EXERCISE | Return the lines from the one with "Rebuild this chart" through the one with "125.5, 125.5, 147.5]", exactly as they appear and with no pictures.

Start of EXTRACTED DATA

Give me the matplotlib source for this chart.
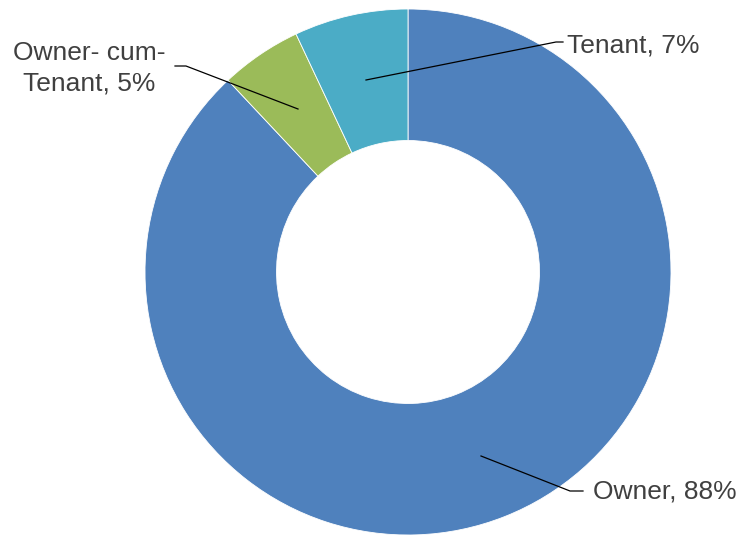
import matplotlib
matplotlib.use("Agg")
from matplotlib import pyplot as plt

labels = ["Owner", "Owner- cum-\nTenant", "Tenant"]
shares = [88, 5, 7]
colors = ["#4F81BD", "#9BBB59", "#4BACC6"]

# label text position, leader line points (pixel coords, y measured from the top)
label_pos = [(593, 491, "left"), (89, 68, "center"), (567, 46, "left")]
leaders = [
    [(481, 456), (570, 491), (583, 491)],
    [(298, 109), (186, 66), (175, 66)],
    [(366, 80), (556, 42), (563, 42)],
]

W, H = 742, 536
fig = plt.figure(figsize=(W / 100, H / 100), dpi=100)
ax = fig.add_axes([0, 0, 1, 1])

cx, cy, r = 408, H - 272, 263
ax.pie(shares, colors=colors, startangle=90, counterclock=False,
       radius=r, center=(cx, cy),
       wedgeprops=dict(width=r * 0.5, edgecolor="white", linewidth=0.6))

for (lab, val), (x, y, ha), pts in zip(zip(labels, shares), label_pos, leaders):
    xs = [p[0] for p in pts]
    ys = [H - p[1] for p in pts]
    ax.plot(xs, ys, color="black", lw=0.9)
    ax.text(x, H - y, f"{lab}, {val}%", ha=ha, va="center", fontsize=19,
            color="#404040", family="Liberation Sans", linespacing=1.35)

ax.set_xlim(0, W)
ax.set_ylim(0, H)
ax.set_aspect("equal")
ax.axis("off")

fig.savefig("out.png", dpi=100)
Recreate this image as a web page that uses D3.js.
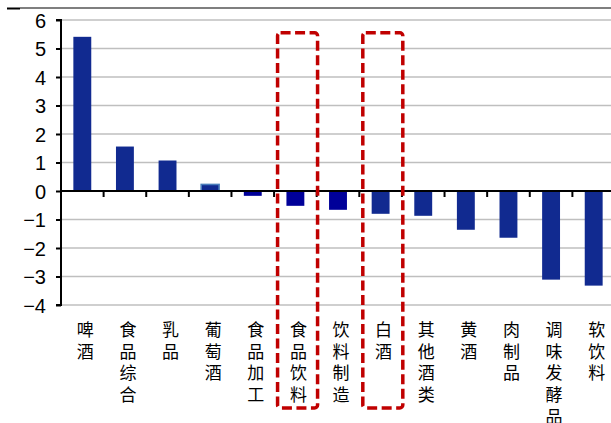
<!DOCTYPE html>
<html><head><meta charset="utf-8">
<script src="https://cdn.jsdelivr.net/npm/d3@7"></script>
<style>body{margin:0;background:#fff}svg{display:block}</style>
</head><body>
<svg id="c" width="611" height="423"></svg>
<script>
const categories = ["啤酒","食品综合","乳品","葡萄酒","食品加工","食品饮料","饮料制造","白酒","其他酒类","黄酒","肉制品","调味发酵品","软饮料"];
const values = [5.41, 1.56, 1.07, 0.23, -0.17, -0.52, -0.66, -0.80, -0.87, -1.36, -1.64, -3.11, -3.32];
const barColors = ["#112A90","#112A90","#112A90","#112A90","#000099","#000099","#000099","#112A90","#112A90","#112A90","#112A90","#112A90","#112A90"];
const yTicks = [6,5,4,3,2,1,0,-1,-2,-3,-4];
const highlighted = ["食品饮料","白酒"];
const highlightTop = 5.55;

const svg = d3.select("#c");
const x = d3.scaleBand().domain(categories).range([61, 615]).paddingInner(0.58).paddingOuter(0.29);
const y = d3.scaleLinear().domain([-4, 6]).range([305, 20]);
const step = x.step();

// top rule
svg.append("line").attr("x1",20).attr("x2",611).attr("y1",8).attr("y2",8).attr("stroke","#000").attr("stroke-width",1.2);
svg.append("line").attr("x1",7).attr("x2",20).attr("y1",8.5).attr("y2",8.5).attr("stroke","#000").attr("stroke-width",2);

// gridlines
svg.append("g").selectAll("line").data(yTicks.filter(d=>d!==0)).join("line")
  .attr("x1",61).attr("x2",611).attr("y1",d=>y(d)).attr("y2",d=>y(d))
  .attr("stroke","#BFBFBF").attr("stroke-width",1.6);

// bars
svg.append("g").selectAll("rect").data(categories).join("rect")
  .attr("x",(d)=>x(d))
  .attr("width",x.bandwidth())
  .attr("y",(d,i)=>y(Math.max(0,values[i])))
  .attr("height",(d,i)=>Math.abs(y(values[i])-y(0)))
  .attr("fill",(d,i)=>barColors[i])
  .attr("stroke",(d)=>d==="葡萄酒"?"#4A7EBB":"none")
  .attr("stroke-width",1.6);

// y axis
const yAxis = d3.axisLeft(y).tickValues(yTicks).tickSize(5).tickFormat(d3.format("d"));
const ya = svg.append("g").attr("transform","translate(61,0)").call(yAxis);
ya.select(".domain").attr("stroke","#000").attr("stroke-width",2).attr("d","M-5,"+y(6)+"H0V"+y(-4)+"H-5");
ya.selectAll(".tick line").attr("stroke","#000").attr("stroke-width",2);
ya.selectAll(".tick text").attr("x",-15).attr("dy","0.36em")
  .attr("font-family","Liberation Sans, Arial, sans-serif").attr("font-size",20).attr("fill","#000");

// zero axis
svg.append("line").attr("x1",61).attr("x2",611).attr("y1",y(0)).attr("y2",y(0)).attr("stroke","#000").attr("stroke-width",2);
svg.append("g").selectAll("line").data(categories.slice(1)).join("line")
  .attr("x1",d=>x(d)-x.paddingOuter()*step).attr("x2",d=>x(d)-x.paddingOuter()*step)
  .attr("y1",y(0)).attr("y2",y(0)+6).attr("stroke","#000").attr("stroke-width",2);

// category labels (vertical)
const lab = svg.append("g").selectAll("text").data(categories).join("text")
  .attr("font-family","Noto Sans CJK SC, sans-serif").attr("font-size",17).attr("fill","#000")
  .attr("text-anchor","middle");
lab.each(function(d){
  const t = d3.select(this);
  const cx = x(d) + x.bandwidth()/2 + 3;
  Array.from(d).forEach((ch,i)=>{
    t.append("tspan").attr("x",cx).attr("y",336 + i*21.7).text(ch);
  });
});

// highlight boxes
svg.append("g").selectAll("rect").data(highlighted).join("rect")
  .attr("x",d=>x(d)-x.paddingOuter()*step+3.5)
  .attr("width",40)
  .attr("y",y(highlightTop))
  .attr("height",408-y(highlightTop))
  .attr("rx",3)
  .attr("fill","none").attr("stroke","#C00000").attr("stroke-width",3.5)
  .attr("stroke-dasharray","10,4.5");
</script>
</body></html>
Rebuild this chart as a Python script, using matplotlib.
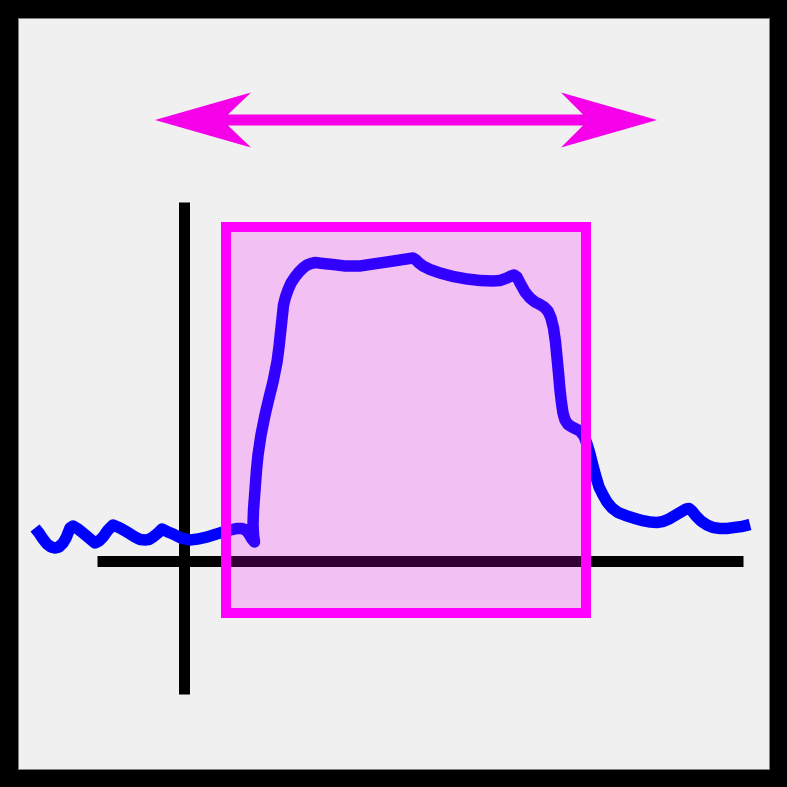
import matplotlib
matplotlib.use("Agg")
import matplotlib.pyplot as plt
from matplotlib.patches import Rectangle, Polygon

# Canvas in pixel units (y downward)
SIZE = 787
frame_inner = (18, 18, 751, 751)          # x, y, w, h of light panel

# Axes of the drawn chart
x_axis = ([97, 743], [561, 561])
y_axis = ([183.5, 183.5], [202, 694])

# Highlight rectangle (x0, y0, x1, y1)
highlight = (226, 227, 586, 612.5)

# Double-headed arrow outline
arrow_x = [155, 251, 228, 583, 561, 657, 561, 583, 228, 251]
arrow_y = [120, 92.5, 114.5, 114.5, 92.5, 120, 147.5, 125.5, 125.5, 147.5]

# Signal curve
curve_x = [35, 39, 43, 47, 51, 55, 59, 63, 66, 68, 70, 73, 78, 83, 89, 95, 99, 103, 108,
           113, 120, 127, 135, 140, 145, 149, 153, 158, 162, 168, 173, 181, 190, 198, 207,
           215, 223, 230, 237, 242, 246, 249, 252, 254.5, 253.5, 253, 253.5, 255, 256.5,
           258, 261, 265, 269, 273, 277, 279, 280.5, 282, 283.5, 285.5, 288, 291, 295,
           299, 303, 307, 311, 315, 323, 333, 345, 360, 373, 387, 400, 413, 416, 419, 423,
           430, 440, 453, 467, 480, 493, 500, 507, 511, 514, 517, 520, 525, 530, 535, 540,
           544, 548, 551, 553.5, 555.5, 557, 558.5, 560, 561.5, 563, 565, 568, 572, 576,
           580, 584, 587, 590, 593, 596, 599, 603, 607, 612, 618, 627, 635, 642, 650, 657,
           663, 669, 675, 681, 686, 689, 692, 696, 701, 707, 713, 720, 727, 734, 742, 750]
curve_y = [528, 533, 539, 544, 547, 548, 547, 543, 538, 533, 528, 526, 529, 533, 538, 543,
           541, 537, 530, 525, 528, 532, 537, 539.5, 540, 539.5, 537, 533, 529, 532, 534,
           538, 540, 539, 537, 534.5, 532, 530, 528.5, 528.5, 530, 534, 539, 542, 535,
           525, 510, 490, 470, 455, 435, 415, 398, 382, 362, 347, 333, 318, 305, 297,
           290, 283, 277, 272, 268, 265, 263.5, 262.5, 263.5, 264.5, 266, 266, 264, 262,
           260, 258, 260, 263, 266, 269.5, 273, 276.5, 279, 280.5, 281, 280.5, 278, 276,
           275, 277, 283, 292, 298, 302, 304.5, 307, 311, 318, 328, 342, 357, 373, 390,
           403, 413, 420, 424.5, 427, 429, 431, 436, 444, 454, 466, 477, 487, 495, 502,
           508, 512.5, 516, 518.5, 520.5, 522, 522.5, 521.5, 519, 515.5, 512, 509, 508.5,
           511, 516, 521, 525, 527.5, 528.5, 528.5, 527.5, 526.5, 524.5]

fig = plt.figure(figsize=(SIZE / 100, SIZE / 100), dpi=100)
fig.patch.set_facecolor("black")
ax = fig.add_axes([0, 0, 1, 1])
ax.set_xlim(0, SIZE)
ax.set_ylim(SIZE, 0)
ax.axis("off")

px = 0.72  # points per pixel at 100 dpi

ax.add_patch(Rectangle((0, 0), SIZE, SIZE, facecolor="black", edgecolor="none", zorder=0))
ax.add_patch(Rectangle(frame_inner[:2], frame_inner[2], frame_inner[3],
                       facecolor="#f0f0f0", edgecolor="#808080", linewidth=0.7, zorder=1))

for xs, ys in (x_axis, y_axis):
    ax.plot(xs, ys, color="black", linewidth=11 * px, solid_capstyle="butt", zorder=2)

ax.plot(curve_x, curve_y, color="#0000ff", linewidth=11.5 * px,
        solid_capstyle="butt", solid_joinstyle="round", zorder=3)

x0, y0, x1, y1 = highlight
ax.add_patch(Rectangle((x0, y0), x1 - x0, y1 - y0, facecolor="#ff00ff", alpha=0.2,
                       edgecolor="none", zorder=4))
ax.add_patch(Rectangle((x0, y0), x1 - x0, y1 - y0, facecolor="none",
                       edgecolor="#ff00ff", linewidth=10 * px, joinstyle="miter", zorder=5))

ax.add_patch(Polygon(list(zip(arrow_x, arrow_y)), closed=True, facecolor="#f500e8",
                     edgecolor="none", zorder=6))

fig.savefig("out.png", dpi=100, facecolor="black")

End of EXTRACTED DATA

EXERCISE RESULT |
Rebuild this chart as a Python script, using matplotlib.
import matplotlib
matplotlib.use("Agg")
import matplotlib.pyplot as plt
from matplotlib.patches import Rectangle, Polygon

# Canvas in pixel units (y downward)
SIZE = 787
frame_inner = (18, 18, 751, 751)          # x, y, w, h of light panel

# Axes of the drawn chart
x_axis = ([97, 743], [561, 561])
y_axis = ([183.5, 183.5], [202, 694])

# Highlight rectangle (x0, y0, x1, y1)
highlight = (226, 227, 586, 612.5)

# Double-headed arrow outline
arrow_x = [155, 251, 228, 583, 561, 657, 561, 583, 228, 251]
arrow_y = [120, 92.5, 114.5, 114.5, 92.5, 120, 147.5, 125.5, 125.5, 147.5]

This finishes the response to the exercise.